We may define a project as being in control (Figure 8.7) if all of the following conditions are met:

• The sponsor and project manager share the same understanding of what the critical success factors for the project are.

• After the initiation phase, there is a project plan, and progress against the plan is being measured regularly, and material variances are both recognized and acted upon to close the gap between the plan and results.

• After the initiation phase, there are no changes to the scope of the project that do not go through the integrated change control process.

• The sponsor and project manager believe that the project's deliverables are attainable within 10% of planned time and cost and a reasonable person would agree with them.

• There have been no more than two major risks or major unplanned events in the project recently ('major' means 10% of budget or similar, 'recently' means 20% of the total timescale of the project).

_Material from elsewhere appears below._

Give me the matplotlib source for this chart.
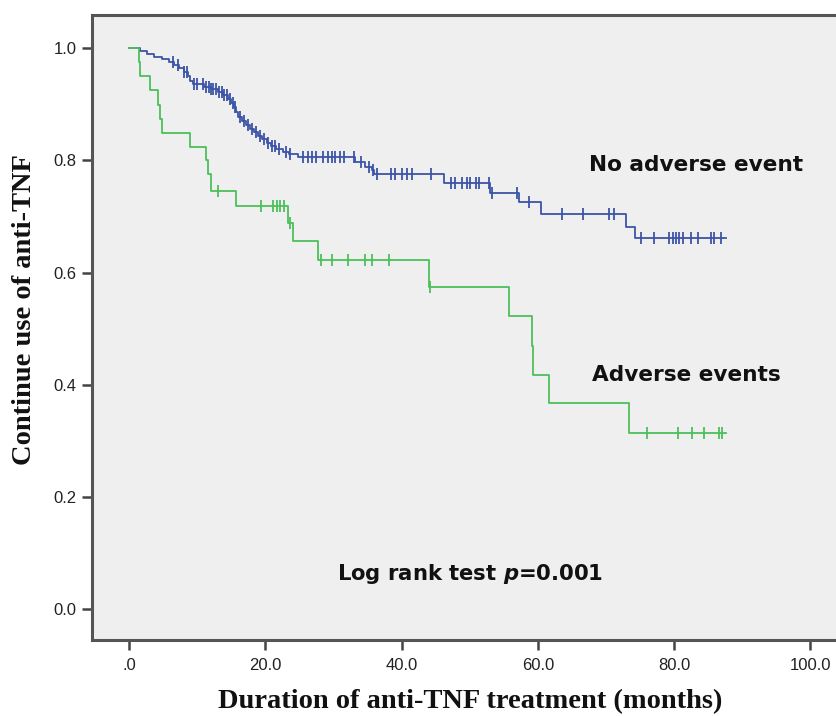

The idea of control can be refined in many projects to a point where measurement of some attribute of a deliverable or a process will indicate objectively whether the deliverable or process is in control. In a 10-year project to build a new aircraft, if the actual costs exceed the estimated costs every single month, then we would have little difficulty in saying that costs were out of control, for example. We can extend the idea illustrated in that example by using a few elementary statistical tools to build a control chart. Figure 8.8(a) is an example of a control chart 'in control'.

The purpose of a control chart is to give a graphical representation showing whether or not a process or set of deliverables is in control. There are two indicators of being out of control; both are described above. Where do the upper and lower control limits come from? These are defined either arbitrarily, for example a company may decide that for project costs, a variance of 10% is acceptable, and anything in excess is out of control, or by some statistical formula, for example by defining anything beyond five sigma or six sigma (five or six times the standard deviation) as being out of control. Note that some other term than 'out of control' may be used, for example 'unacceptable' or 'to be escalated' but for the purposes of quality control the operative concept is that of control. Why are seven consecutive points on the same side of the mean taken as an indicator of being out of control? Seven points is a convention, but it is based on the idea that we should normally expect measurements to fluctuate around the mean in a random walk, and seven consecutive points on one side suggests that there is a significant non-random factor present. Much of the time it is reasonable to take seven points as an indicator of a control problem (the PMI exams require you to know this). However, there may be cases where this rule of thumb can be changed, for example to consider only a run of data points on one side of the mean, or some number less than seven^[8]. Figure 8.8(b) shows two ways to be 'out of control'.

The two main outputs from the quality control process are quality control measurements and, where relevant, validated defect repairs. Updates to the baselines and recommendations for preventive and corrective actions and for changes and defect repairs may also be important outputs, depending on the nature of the project. The full set of possible outputs is given in Figure 8.3.